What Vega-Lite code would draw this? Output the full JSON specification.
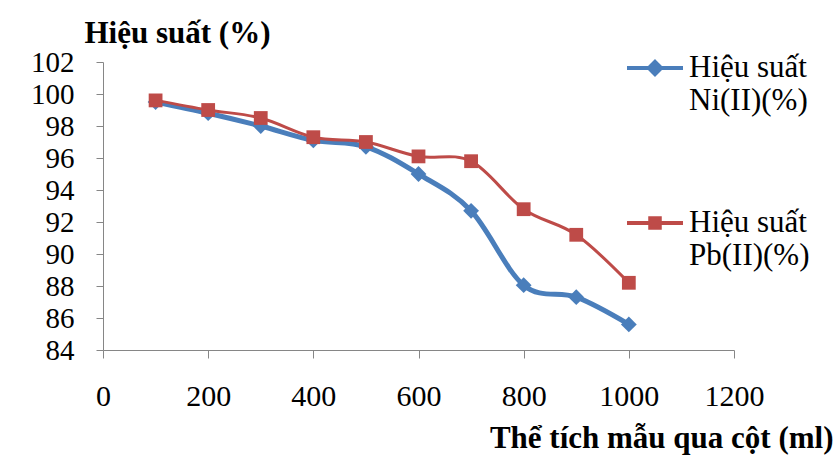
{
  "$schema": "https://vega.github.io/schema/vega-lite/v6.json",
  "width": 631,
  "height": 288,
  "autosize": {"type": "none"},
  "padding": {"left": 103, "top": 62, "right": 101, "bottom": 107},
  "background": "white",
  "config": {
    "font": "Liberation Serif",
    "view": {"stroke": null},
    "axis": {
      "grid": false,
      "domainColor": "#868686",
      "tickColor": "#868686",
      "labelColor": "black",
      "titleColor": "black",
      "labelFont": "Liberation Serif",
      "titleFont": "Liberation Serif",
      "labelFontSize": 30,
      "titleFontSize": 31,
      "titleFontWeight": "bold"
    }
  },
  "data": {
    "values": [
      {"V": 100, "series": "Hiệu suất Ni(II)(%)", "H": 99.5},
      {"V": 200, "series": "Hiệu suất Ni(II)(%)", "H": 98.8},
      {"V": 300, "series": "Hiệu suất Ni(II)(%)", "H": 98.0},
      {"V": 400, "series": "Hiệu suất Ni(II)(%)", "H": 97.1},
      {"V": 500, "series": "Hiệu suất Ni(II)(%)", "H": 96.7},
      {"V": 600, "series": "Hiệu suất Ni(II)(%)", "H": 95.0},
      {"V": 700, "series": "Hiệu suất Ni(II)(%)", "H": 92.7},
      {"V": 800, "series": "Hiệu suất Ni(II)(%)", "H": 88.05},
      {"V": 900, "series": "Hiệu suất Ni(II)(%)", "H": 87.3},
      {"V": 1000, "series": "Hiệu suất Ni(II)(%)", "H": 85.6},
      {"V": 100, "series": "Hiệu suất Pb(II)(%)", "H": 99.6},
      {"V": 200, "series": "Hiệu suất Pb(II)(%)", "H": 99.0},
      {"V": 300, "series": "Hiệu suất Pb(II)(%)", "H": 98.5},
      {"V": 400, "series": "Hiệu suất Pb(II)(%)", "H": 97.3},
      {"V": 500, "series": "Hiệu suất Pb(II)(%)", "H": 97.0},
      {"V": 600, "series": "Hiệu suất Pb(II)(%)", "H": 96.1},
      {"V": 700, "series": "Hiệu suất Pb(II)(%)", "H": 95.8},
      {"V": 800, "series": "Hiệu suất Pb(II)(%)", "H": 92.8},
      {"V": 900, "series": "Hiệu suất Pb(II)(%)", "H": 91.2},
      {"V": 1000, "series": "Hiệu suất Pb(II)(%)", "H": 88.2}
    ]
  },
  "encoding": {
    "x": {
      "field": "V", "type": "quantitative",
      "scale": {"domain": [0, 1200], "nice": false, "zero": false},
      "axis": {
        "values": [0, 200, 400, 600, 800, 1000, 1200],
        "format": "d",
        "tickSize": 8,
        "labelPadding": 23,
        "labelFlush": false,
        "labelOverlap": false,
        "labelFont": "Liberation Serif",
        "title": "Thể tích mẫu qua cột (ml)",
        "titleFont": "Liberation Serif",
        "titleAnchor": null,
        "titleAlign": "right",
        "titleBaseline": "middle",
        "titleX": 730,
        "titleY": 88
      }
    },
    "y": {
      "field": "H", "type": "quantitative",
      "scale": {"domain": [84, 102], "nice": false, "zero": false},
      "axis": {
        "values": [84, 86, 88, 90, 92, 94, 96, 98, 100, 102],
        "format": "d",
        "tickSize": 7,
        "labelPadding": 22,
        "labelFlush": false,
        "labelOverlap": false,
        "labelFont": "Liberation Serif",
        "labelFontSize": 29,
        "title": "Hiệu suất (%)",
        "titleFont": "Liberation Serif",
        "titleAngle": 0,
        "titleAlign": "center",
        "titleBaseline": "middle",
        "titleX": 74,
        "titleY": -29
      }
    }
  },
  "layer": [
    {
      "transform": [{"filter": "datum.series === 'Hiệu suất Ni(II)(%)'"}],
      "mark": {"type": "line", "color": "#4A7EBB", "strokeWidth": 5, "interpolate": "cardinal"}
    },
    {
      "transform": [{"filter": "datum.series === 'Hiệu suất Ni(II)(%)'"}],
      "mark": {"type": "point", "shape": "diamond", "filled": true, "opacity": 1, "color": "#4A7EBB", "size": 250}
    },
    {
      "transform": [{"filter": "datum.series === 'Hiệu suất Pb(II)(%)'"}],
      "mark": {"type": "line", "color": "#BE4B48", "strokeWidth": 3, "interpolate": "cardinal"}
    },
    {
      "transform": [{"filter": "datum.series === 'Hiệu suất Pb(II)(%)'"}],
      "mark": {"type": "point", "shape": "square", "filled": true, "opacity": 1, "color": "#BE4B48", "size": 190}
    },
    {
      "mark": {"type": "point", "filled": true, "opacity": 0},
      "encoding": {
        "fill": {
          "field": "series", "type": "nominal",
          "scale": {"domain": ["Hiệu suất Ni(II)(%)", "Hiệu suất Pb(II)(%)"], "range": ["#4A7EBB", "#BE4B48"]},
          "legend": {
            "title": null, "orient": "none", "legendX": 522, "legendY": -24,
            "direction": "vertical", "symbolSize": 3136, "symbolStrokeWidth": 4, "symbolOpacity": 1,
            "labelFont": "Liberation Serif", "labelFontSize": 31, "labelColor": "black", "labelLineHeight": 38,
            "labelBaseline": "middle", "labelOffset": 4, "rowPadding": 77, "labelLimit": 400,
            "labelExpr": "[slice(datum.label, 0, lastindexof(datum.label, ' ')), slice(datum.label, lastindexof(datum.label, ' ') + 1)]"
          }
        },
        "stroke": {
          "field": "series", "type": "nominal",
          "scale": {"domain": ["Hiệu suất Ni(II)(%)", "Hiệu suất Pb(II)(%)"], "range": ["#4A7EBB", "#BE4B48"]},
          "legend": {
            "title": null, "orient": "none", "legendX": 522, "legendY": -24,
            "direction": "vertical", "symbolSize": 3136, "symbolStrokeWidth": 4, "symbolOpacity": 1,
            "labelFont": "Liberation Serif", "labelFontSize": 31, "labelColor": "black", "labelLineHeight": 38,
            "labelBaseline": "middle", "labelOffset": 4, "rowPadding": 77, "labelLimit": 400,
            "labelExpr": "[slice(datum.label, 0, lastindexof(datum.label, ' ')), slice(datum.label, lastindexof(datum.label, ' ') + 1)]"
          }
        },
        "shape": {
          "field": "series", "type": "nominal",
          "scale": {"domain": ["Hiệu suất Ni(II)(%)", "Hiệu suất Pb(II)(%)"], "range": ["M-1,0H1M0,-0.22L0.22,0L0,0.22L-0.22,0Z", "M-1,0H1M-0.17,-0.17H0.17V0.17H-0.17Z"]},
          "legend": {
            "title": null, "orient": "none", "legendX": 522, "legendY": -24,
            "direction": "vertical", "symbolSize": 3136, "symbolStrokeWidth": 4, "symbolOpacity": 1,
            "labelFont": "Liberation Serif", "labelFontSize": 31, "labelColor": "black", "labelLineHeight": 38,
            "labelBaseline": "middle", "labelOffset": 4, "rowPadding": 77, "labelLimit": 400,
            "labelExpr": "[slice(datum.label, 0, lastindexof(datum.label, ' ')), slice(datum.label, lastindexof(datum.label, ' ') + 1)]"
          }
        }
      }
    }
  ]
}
#####
> **Brief**:
Leave out the pictures and give the listing above again exactly.

> **Result of this task**:
What Vega-Lite code would draw this? Output the full JSON specification.
{
  "$schema": "https://vega.github.io/schema/vega-lite/v6.json",
  "width": 631,
  "height": 288,
  "autosize": {"type": "none"},
  "padding": {"left": 103, "top": 62, "right": 101, "bottom": 107},
  "background": "white",
  "config": {
    "font": "Liberation Serif",
    "view": {"stroke": null},
    "axis": {
      "grid": false,
      "domainColor": "#868686",
      "tickColor": "#868686",
      "labelColor": "black",
      "titleColor": "black",
      "labelFont": "Liberation Serif",
      "titleFont": "Liberation Serif",
      "labelFontSize": 30,
      "titleFontSize": 31,
      "titleFontWeight": "bold"
    }
  },
  "data": {
    "values": [
      {"V": 100, "series": "Hiệu suất Ni(II)(%)", "H": 99.5},
      {"V": 200, "series": "Hiệu suất Ni(II)(%)", "H": 98.8},
      {"V": 300, "series": "Hiệu suất Ni(II)(%)", "H": 98.0},
      {"V": 400, "series": "Hiệu suất Ni(II)(%)", "H": 97.1},
      {"V": 500, "series": "Hiệu suất Ni(II)(%)", "H": 96.7},
      {"V": 600, "series": "Hiệu suất Ni(II)(%)", "H": 95.0},
      {"V": 700, "series": "Hiệu suất Ni(II)(%)", "H": 92.7},
      {"V": 800, "series": "Hiệu suất Ni(II)(%)", "H": 88.05},
      {"V": 900, "series": "Hiệu suất Ni(II)(%)", "H": 87.3},
      {"V": 1000, "series": "Hiệu suất Ni(II)(%)", "H": 85.6},
      {"V": 100, "series": "Hiệu suất Pb(II)(%)", "H": 99.6},
      {"V": 200, "series": "Hiệu suất Pb(II)(%)", "H": 99.0},
      {"V": 300, "series": "Hiệu suất Pb(II)(%)", "H": 98.5},
      {"V": 400, "series": "Hiệu suất Pb(II)(%)", "H": 97.3},
      {"V": 500, "series": "Hiệu suất Pb(II)(%)", "H": 97.0},
      {"V": 600, "series": "Hiệu suất Pb(II)(%)", "H": 96.1},
      {"V": 700, "series": "Hiệu suất Pb(II)(%)", "H": 95.8},
      {"V": 800, "series": "Hiệu suất Pb(II)(%)", "H": 92.8},
      {"V": 900, "series": "Hiệu suất Pb(II)(%)", "H": 91.2},
      {"V": 1000, "series": "Hiệu suất Pb(II)(%)", "H": 88.2}
    ]
  },
  "encoding": {
    "x": {
      "field": "V", "type": "quantitative",
      "scale": {"domain": [0, 1200], "nice": false, "zero": false},
      "axis": {
        "values": [0, 200, 400, 600, 800, 1000, 1200],
        "format": "d",
        "tickSize": 8,
        "labelPadding": 23,
        "labelFlush": false,
        "labelOverlap": false,
        "labelFont": "Liberation Serif",
        "title": "Thể tích mẫu qua cột (ml)",
        "titleFont": "Liberation Serif",
        "titleAnchor": null,
        "titleAlign": "right",
        "titleBaseline": "middle",
        "titleX": 730,
        "titleY": 88
      }
    },
    "y": {
      "field": "H", "type": "quantitative",
      "scale": {"domain": [84, 102], "nice": false, "zero": false},
      "axis": {
        "values": [84, 86, 88, 90, 92, 94, 96, 98, 100, 102],
        "format": "d",
        "tickSize": 7,
        "labelPadding": 22,
        "labelFlush": false,
        "labelOverlap": false,
        "labelFont": "Liberation Serif",
        "labelFontSize": 29,
        "title": "Hiệu suất (%)",
        "titleFont": "Liberation Serif",
        "titleAngle": 0,
        "titleAlign": "center",
        "titleBaseline": "middle",
        "titleX": 74,
        "titleY": -29
      }
    }
  },
  "layer": [
    {
      "transform": [{"filter": "datum.series === 'Hiệu suất Ni(II)(%)'"}],
      "mark": {"type": "line", "color": "#4A7EBB", "strokeWidth": 5, "interpolate": "cardinal"}
    },
    {
      "transform": [{"filter": "datum.series === 'Hiệu suất Ni(II)(%)'"}],
      "mark": {"type": "point", "shape": "diamond", "filled": true, "opacity": 1, "color": "#4A7EBB", "size": 250}
    },
    {
      "transform": [{"filter": "datum.series === 'Hiệu suất Pb(II)(%)'"}],
      "mark": {"type": "line", "color": "#BE4B48", "strokeWidth": 3, "interpolate": "cardinal"}
    },
    {
      "transform": [{"filter": "datum.series === 'Hiệu suất Pb(II)(%)'"}],
      "mark": {"type": "point", "shape": "square", "filled": true, "opacity": 1, "color": "#BE4B48", "size": 190}
    },
    {
      "mark": {"type": "point", "filled": true, "opacity": 0},
      "encoding": {
        "fill": {
          "field": "series", "type": "nominal",
          "scale": {"domain": ["Hiệu suất Ni(II)(%)", "Hiệu suất Pb(II)(%)"], "range": ["#4A7EBB", "#BE4B48"]},
          "legend": {
            "title": null, "orient": "none", "legendX": 522, "legendY": -24,
            "direction": "vertical", "symbolSize": 3136, "symbolStrokeWidth": 4, "symbolOpacity": 1,
            "labelFont": "Liberation Serif", "labelFontSize": 31, "labelColor": "black", "labelLineHeight": 38,
            "labelBaseline": "middle", "labelOffset": 4, "rowPadding": 77, "labelLimit": 400,
            "labelExpr": "[slice(datum.label, 0, lastindexof(datum.label, ' ')), slice(datum.label, lastindexof(datum.label, ' ') + 1)]"
          }
        },
        "stroke": {
          "field": "series", "type": "nominal",
          "scale": {"domain": ["Hiệu suất Ni(II)(%)", "Hiệu suất Pb(II)(%)"], "range": ["#4A7EBB", "#BE4B48"]},
          "legend": {
            "title": null, "orient": "none", "legendX": 522, "legendY": -24,
            "direction": "vertical", "symbolSize": 3136, "symbolStrokeWidth": 4, "symbolOpacity": 1,
            "labelFont": "Liberation Serif", "labelFontSize": 31, "labelColor": "black", "labelLineHeight": 38,
            "labelBaseline": "middle", "labelOffset": 4, "rowPadding": 77, "labelLimit": 400,
            "labelExpr": "[slice(datum.label, 0, lastindexof(datum.label, ' ')), slice(datum.label, lastindexof(datum.label, ' ') + 1)]"
          }
        },
        "shape": {
          "field": "series", "type": "nominal",
          "scale": {"domain": ["Hiệu suất Ni(II)(%)", "Hiệu suất Pb(II)(%)"], "range": ["M-1,0H1M0,-0.22L0.22,0L0,0.22L-0.22,0Z", "M-1,0H1M-0.17,-0.17H0.17V0.17H-0.17Z"]},
          "legend": {
            "title": null, "orient": "none", "legendX": 522, "legendY": -24,
            "direction": "vertical", "symbolSize": 3136, "symbolStrokeWidth": 4, "symbolOpacity": 1,
            "labelFont": "Liberation Serif", "labelFontSize": 31, "labelColor": "black", "labelLineHeight": 38,
            "labelBaseline": "middle", "labelOffset": 4, "rowPadding": 77, "labelLimit": 400,
            "labelExpr": "[slice(datum.label, 0, lastindexof(datum.label, ' ')), slice(datum.label, lastindexof(datum.label, ' ') + 1)]"
          }
        }
      }
    }
  ]
}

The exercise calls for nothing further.